▸ **Exercise objective**
Make an exact transcription of the material, leaving out all images.

▸ **Supplied information**
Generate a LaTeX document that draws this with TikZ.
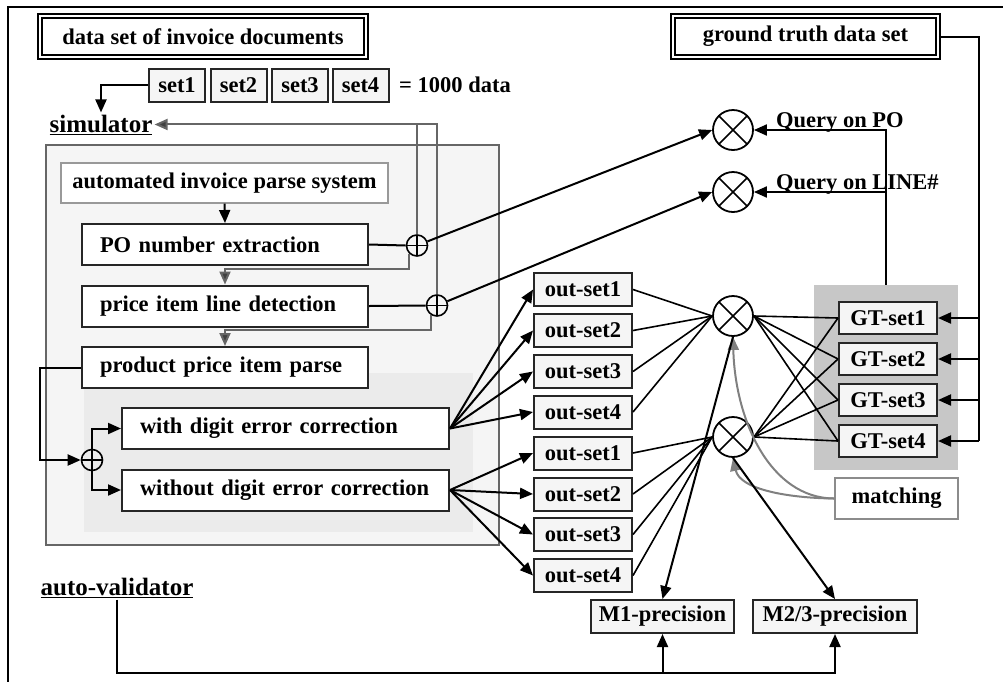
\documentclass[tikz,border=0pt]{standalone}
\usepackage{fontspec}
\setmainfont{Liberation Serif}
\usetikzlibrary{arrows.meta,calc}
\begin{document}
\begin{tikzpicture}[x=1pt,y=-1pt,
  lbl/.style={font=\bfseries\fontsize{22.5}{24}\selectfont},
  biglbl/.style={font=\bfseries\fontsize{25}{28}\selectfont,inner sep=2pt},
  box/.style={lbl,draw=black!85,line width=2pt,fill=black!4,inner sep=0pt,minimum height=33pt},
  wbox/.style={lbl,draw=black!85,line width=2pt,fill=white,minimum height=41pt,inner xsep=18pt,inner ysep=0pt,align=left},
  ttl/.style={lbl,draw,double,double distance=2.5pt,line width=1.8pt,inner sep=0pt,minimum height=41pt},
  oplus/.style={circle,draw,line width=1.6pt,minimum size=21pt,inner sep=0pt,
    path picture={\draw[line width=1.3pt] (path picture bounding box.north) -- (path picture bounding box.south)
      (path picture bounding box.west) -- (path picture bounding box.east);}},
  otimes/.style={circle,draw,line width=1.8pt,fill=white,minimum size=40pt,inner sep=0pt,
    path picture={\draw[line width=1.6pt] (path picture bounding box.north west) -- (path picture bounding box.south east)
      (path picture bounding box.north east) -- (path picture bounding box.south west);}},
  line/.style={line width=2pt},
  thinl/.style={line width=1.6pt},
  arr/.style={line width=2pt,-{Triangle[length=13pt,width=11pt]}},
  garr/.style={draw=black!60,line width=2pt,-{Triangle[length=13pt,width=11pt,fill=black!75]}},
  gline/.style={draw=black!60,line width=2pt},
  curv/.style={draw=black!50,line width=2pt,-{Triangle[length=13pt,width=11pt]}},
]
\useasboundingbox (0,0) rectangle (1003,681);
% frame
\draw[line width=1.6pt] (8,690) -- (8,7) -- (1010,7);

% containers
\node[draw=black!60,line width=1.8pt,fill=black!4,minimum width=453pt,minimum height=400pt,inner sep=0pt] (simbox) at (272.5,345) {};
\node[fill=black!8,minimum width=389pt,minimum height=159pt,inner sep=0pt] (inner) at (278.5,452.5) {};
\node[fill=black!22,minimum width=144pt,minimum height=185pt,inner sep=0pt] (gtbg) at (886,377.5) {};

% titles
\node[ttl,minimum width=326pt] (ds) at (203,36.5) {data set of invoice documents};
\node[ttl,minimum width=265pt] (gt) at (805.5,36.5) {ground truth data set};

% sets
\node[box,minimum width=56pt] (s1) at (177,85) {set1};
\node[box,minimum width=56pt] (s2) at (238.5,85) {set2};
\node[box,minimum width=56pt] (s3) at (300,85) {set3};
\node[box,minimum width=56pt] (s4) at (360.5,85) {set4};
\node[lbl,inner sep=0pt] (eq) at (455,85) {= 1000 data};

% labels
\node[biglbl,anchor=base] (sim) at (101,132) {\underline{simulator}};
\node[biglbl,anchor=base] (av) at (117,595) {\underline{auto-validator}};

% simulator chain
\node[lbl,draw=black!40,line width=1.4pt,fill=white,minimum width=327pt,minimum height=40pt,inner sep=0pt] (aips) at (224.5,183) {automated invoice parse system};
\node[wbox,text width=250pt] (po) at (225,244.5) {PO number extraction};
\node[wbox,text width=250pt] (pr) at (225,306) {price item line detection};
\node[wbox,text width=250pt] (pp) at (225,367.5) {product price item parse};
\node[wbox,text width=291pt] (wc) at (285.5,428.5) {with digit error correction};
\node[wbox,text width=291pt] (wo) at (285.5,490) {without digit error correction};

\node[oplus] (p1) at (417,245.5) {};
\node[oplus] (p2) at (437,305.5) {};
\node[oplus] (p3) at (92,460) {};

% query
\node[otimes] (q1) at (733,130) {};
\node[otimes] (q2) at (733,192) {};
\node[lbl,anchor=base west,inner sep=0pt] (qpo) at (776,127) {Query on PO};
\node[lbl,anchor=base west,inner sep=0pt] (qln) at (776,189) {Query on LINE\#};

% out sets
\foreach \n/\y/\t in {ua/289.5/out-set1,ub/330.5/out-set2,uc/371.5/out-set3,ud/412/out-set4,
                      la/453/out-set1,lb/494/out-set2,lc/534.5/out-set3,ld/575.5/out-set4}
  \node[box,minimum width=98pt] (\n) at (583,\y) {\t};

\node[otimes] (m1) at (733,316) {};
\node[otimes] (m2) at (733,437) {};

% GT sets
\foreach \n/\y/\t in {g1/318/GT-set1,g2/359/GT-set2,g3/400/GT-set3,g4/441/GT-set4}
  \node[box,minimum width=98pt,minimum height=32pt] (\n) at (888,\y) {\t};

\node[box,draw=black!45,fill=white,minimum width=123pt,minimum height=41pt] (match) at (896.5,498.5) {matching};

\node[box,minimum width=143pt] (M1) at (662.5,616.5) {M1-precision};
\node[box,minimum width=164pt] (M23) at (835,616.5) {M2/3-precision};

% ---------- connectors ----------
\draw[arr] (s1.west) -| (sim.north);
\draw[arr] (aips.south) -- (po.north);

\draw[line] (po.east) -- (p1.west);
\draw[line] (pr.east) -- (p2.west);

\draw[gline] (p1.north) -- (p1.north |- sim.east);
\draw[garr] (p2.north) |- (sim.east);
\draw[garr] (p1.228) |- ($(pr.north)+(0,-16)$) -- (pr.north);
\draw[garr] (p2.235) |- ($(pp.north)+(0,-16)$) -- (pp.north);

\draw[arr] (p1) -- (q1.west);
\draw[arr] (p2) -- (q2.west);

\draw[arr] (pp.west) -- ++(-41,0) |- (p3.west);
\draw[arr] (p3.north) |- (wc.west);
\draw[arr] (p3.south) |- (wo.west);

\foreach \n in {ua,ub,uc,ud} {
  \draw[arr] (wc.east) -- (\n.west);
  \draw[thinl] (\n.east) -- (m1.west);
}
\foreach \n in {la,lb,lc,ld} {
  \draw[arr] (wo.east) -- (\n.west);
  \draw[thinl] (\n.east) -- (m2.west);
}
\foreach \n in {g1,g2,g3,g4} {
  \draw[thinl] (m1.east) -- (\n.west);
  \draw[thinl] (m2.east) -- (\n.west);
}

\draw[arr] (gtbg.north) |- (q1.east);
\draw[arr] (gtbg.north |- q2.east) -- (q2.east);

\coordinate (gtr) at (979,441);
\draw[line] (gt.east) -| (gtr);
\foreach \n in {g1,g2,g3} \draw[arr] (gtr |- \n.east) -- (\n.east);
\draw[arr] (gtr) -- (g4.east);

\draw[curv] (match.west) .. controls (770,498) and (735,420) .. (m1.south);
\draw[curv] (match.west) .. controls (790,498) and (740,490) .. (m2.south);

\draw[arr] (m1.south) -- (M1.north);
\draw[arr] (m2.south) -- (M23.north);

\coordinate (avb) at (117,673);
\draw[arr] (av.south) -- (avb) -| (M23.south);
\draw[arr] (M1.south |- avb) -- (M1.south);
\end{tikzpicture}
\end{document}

▸ **Reply to the task**
Generate a LaTeX document that draws this with TikZ.
\documentclass[tikz,border=0pt]{standalone}
\usepackage{fontspec}
\setmainfont{Liberation Serif}
\usetikzlibrary{arrows.meta,calc}
\begin{document}
\begin{tikzpicture}[x=1pt,y=-1pt,
  lbl/.style={font=\bfseries\fontsize{22.5}{24}\selectfont},
  biglbl/.style={font=\bfseries\fontsize{25}{28}\selectfont,inner sep=2pt},
  box/.style={lbl,draw=black!85,line width=2pt,fill=black!4,inner sep=0pt,minimum height=33pt},
  wbox/.style={lbl,draw=black!85,line width=2pt,fill=white,minimum height=41pt,inner xsep=18pt,inner ysep=0pt,align=left},
  ttl/.style={lbl,draw,double,double distance=2.5pt,line width=1.8pt,inner sep=0pt,minimum height=41pt},
  oplus/.style={circle,draw,line width=1.6pt,minimum size=21pt,inner sep=0pt,
    path picture={\draw[line width=1.3pt] (path picture bounding box.north) -- (path picture bounding box.south)
      (path picture bounding box.west) -- (path picture bounding box.east);}},
  otimes/.style={circle,draw,line width=1.8pt,fill=white,minimum size=40pt,inner sep=0pt,
    path picture={\draw[line width=1.6pt] (path picture bounding box.north west) -- (path picture bounding box.south east)
      (path picture bounding box.north east) -- (path picture bounding box.south west);}},
  line/.style={line width=2pt},
  thinl/.style={line width=1.6pt},
  arr/.style={line width=2pt,-{Triangle[length=13pt,width=11pt]}},
  garr/.style={draw=black!60,line width=2pt,-{Triangle[length=13pt,width=11pt,fill=black!75]}},
  gline/.style={draw=black!60,line width=2pt},
  curv/.style={draw=black!50,line width=2pt,-{Triangle[length=13pt,width=11pt]}},
]
\useasboundingbox (0,0) rectangle (1003,681);
% frame
\draw[line width=1.6pt] (8,690) -- (8,7) -- (1010,7);

% containers
\node[draw=black!60,line width=1.8pt,fill=black!4,minimum width=453pt,minimum height=400pt,inner sep=0pt] (simbox) at (272.5,345) {};
\node[fill=black!8,minimum width=389pt,minimum height=159pt,inner sep=0pt] (inner) at (278.5,452.5) {};
\node[fill=black!22,minimum width=144pt,minimum height=185pt,inner sep=0pt] (gtbg) at (886,377.5) {};

% titles
\node[ttl,minimum width=326pt] (ds) at (203,36.5) {data set of invoice documents};
\node[ttl,minimum width=265pt] (gt) at (805.5,36.5) {ground truth data set};

% sets
\node[box,minimum width=56pt] (s1) at (177,85) {set1};
\node[box,minimum width=56pt] (s2) at (238.5,85) {set2};
\node[box,minimum width=56pt] (s3) at (300,85) {set3};
\node[box,minimum width=56pt] (s4) at (360.5,85) {set4};
\node[lbl,inner sep=0pt] (eq) at (455,85) {= 1000 data};

% labels
\node[biglbl,anchor=base] (sim) at (101,132) {\underline{simulator}};
\node[biglbl,anchor=base] (av) at (117,595) {\underline{auto-validator}};

% simulator chain
\node[lbl,draw=black!40,line width=1.4pt,fill=white,minimum width=327pt,minimum height=40pt,inner sep=0pt] (aips) at (224.5,183) {automated invoice parse system};
\node[wbox,text width=250pt] (po) at (225,244.5) {PO number extraction};
\node[wbox,text width=250pt] (pr) at (225,306) {price item line detection};
\node[wbox,text width=250pt] (pp) at (225,367.5) {product price item parse};
\node[wbox,text width=291pt] (wc) at (285.5,428.5) {with digit error correction};
\node[wbox,text width=291pt] (wo) at (285.5,490) {without digit error correction};

\node[oplus] (p1) at (417,245.5) {};
\node[oplus] (p2) at (437,305.5) {};
\node[oplus] (p3) at (92,460) {};

% query
\node[otimes] (q1) at (733,130) {};
\node[otimes] (q2) at (733,192) {};
\node[lbl,anchor=base west,inner sep=0pt] (qpo) at (776,127) {Query on PO};
\node[lbl,anchor=base west,inner sep=0pt] (qln) at (776,189) {Query on LINE\#};

% out sets
\foreach \n/\y/\t in {ua/289.5/out-set1,ub/330.5/out-set2,uc/371.5/out-set3,ud/412/out-set4,
                      la/453/out-set1,lb/494/out-set2,lc/534.5/out-set3,ld/575.5/out-set4}
  \node[box,minimum width=98pt] (\n) at (583,\y) {\t};

\node[otimes] (m1) at (733,316) {};
\node[otimes] (m2) at (733,437) {};

% GT sets
\foreach \n/\y/\t in {g1/318/GT-set1,g2/359/GT-set2,g3/400/GT-set3,g4/441/GT-set4}
  \node[box,minimum width=98pt,minimum height=32pt] (\n) at (888,\y) {\t};

\node[box,draw=black!45,fill=white,minimum width=123pt,minimum height=41pt] (match) at (896.5,498.5) {matching};

\node[box,minimum width=143pt] (M1) at (662.5,616.5) {M1-precision};
\node[box,minimum width=164pt] (M23) at (835,616.5) {M2/3-precision};

% ---------- connectors ----------
\draw[arr] (s1.west) -| (sim.north);
\draw[arr] (aips.south) -- (po.north);

\draw[line] (po.east) -- (p1.west);
\draw[line] (pr.east) -- (p2.west);

\draw[gline] (p1.north) -- (p1.north |- sim.east);
\draw[garr] (p2.north) |- (sim.east);
\draw[garr] (p1.228) |- ($(pr.north)+(0,-16)$) -- (pr.north);
\draw[garr] (p2.235) |- ($(pp.north)+(0,-16)$) -- (pp.north);

\draw[arr] (p1) -- (q1.west);
\draw[arr] (p2) -- (q2.west);

\draw[arr] (pp.west) -- ++(-41,0) |- (p3.west);
\draw[arr] (p3.north) |- (wc.west);
\draw[arr] (p3.south) |- (wo.west);

\foreach \n in {ua,ub,uc,ud} {
  \draw[arr] (wc.east) -- (\n.west);
  \draw[thinl] (\n.east) -- (m1.west);
}
\foreach \n in {la,lb,lc,ld} {
  \draw[arr] (wo.east) -- (\n.west);
  \draw[thinl] (\n.east) -- (m2.west);
}
\foreach \n in {g1,g2,g3,g4} {
  \draw[thinl] (m1.east) -- (\n.west);
  \draw[thinl] (m2.east) -- (\n.west);
}

\draw[arr] (gtbg.north) |- (q1.east);
\draw[arr] (gtbg.north |- q2.east) -- (q2.east);

\coordinate (gtr) at (979,441);
\draw[line] (gt.east) -| (gtr);
\foreach \n in {g1,g2,g3} \draw[arr] (gtr |- \n.east) -- (\n.east);
\draw[arr] (gtr) -- (g4.east);

\draw[curv] (match.west) .. controls (770,498) and (735,420) .. (m1.south);
\draw[curv] (match.west) .. controls (790,498) and (740,490) .. (m2.south);

\draw[arr] (m1.south) -- (M1.north);
\draw[arr] (m2.south) -- (M23.north);

\coordinate (avb) at (117,673);
\draw[arr] (av.south) -- (avb) -| (M23.south);
\draw[arr] (M1.south |- avb) -- (M1.south);
\end{tikzpicture}
\end{document}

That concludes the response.